The n_chunk parameter denotes how many 1024 kb chunks to stream at once while looping through the request iterator.

import requests
import time

import numpy as np

import progressbar


url = "http://wikipedia.com/"

def download_file(url, n_chunk=1):
    r = requests.get(url, stream=True)
    # Estimates the number of bar updates
    block_size = 1024
    file_size = int(r.headers.get('Content-Length', None))
    num_bars = np.ceil(file_size / (n_chunk * block_size))
    bar =  progressbar.ProgressBar(maxval=num_bars).start()
    with open('test.html', 'wb') as f:
        for i, chunk in enumerate(r.iter_content(chunk_size=n_chunk * block_size)):
            f.write(chunk)
            bar.update(i+1)
            # Add a little sleep so you can see the bar progress
            time.sleep(0.05)
    return

download_file(url)

EDIT: Addressed comment about code clarity.
EDIT2: Fixed logic so bar reports 100% at completion. Credit to leovp's answer for using the 1024 kb block size.

Solution 4:

Also python library enlighten can be used, it is powerful, provides colorful progress bars and correctly works in Linux, Windows.

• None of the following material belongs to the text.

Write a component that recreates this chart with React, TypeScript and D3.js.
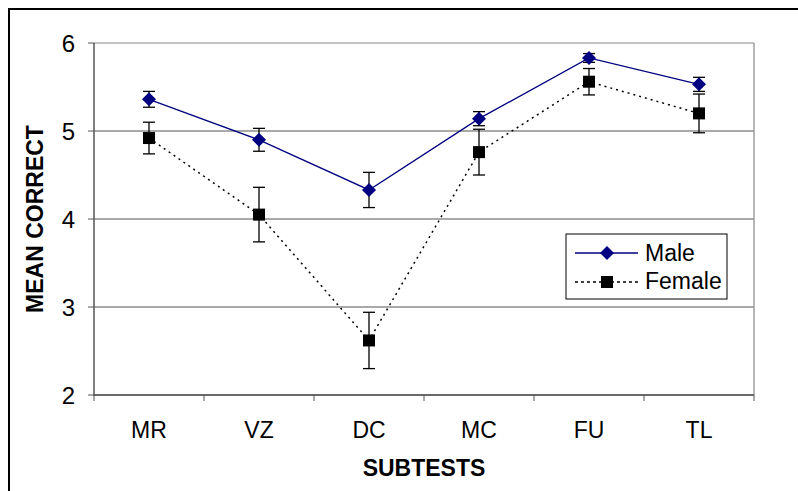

Below is code + live screen-cast. This code can be run here on repl.it.

import math
import requests, enlighten

url = 'https://upload.wikimedia.org/wikipedia/commons/a/ae/Arthur_Streeton_-_Fire%27s_on_-_Google_Art_Project.jpg?download'
fname = 'image.jpg'

# Should be one global variable
MANAGER = enlighten.get_manager()

r = requests.get(url, stream = True)
assert r.status_code == 200, r.status_code
dlen = int(r.headers.get('Content-Length', '0')) or None

with MANAGER.counter(color = 'green', total = dlen and math.ceil(dlen / 2 ** 20), unit = 'MiB', leave = False) as ctr, \
     open(fname, 'wb', buffering = 2 ** 24) as f:
    for chunk in r.iter_content(chunk_size = 2 ** 20):
        print(chunk[-16:].hex().upper())
        f.write(chunk)
        ctr.update()

Output (+ ascii-video)

ascii

Solution 5:

It seems like you're going to need to get the remote file size (answered here) to calculate how far along you are.

You could then update your progress bar while processing each chunk... if you know the total size and the size of the chunk, you can figure out when to update the progress bar.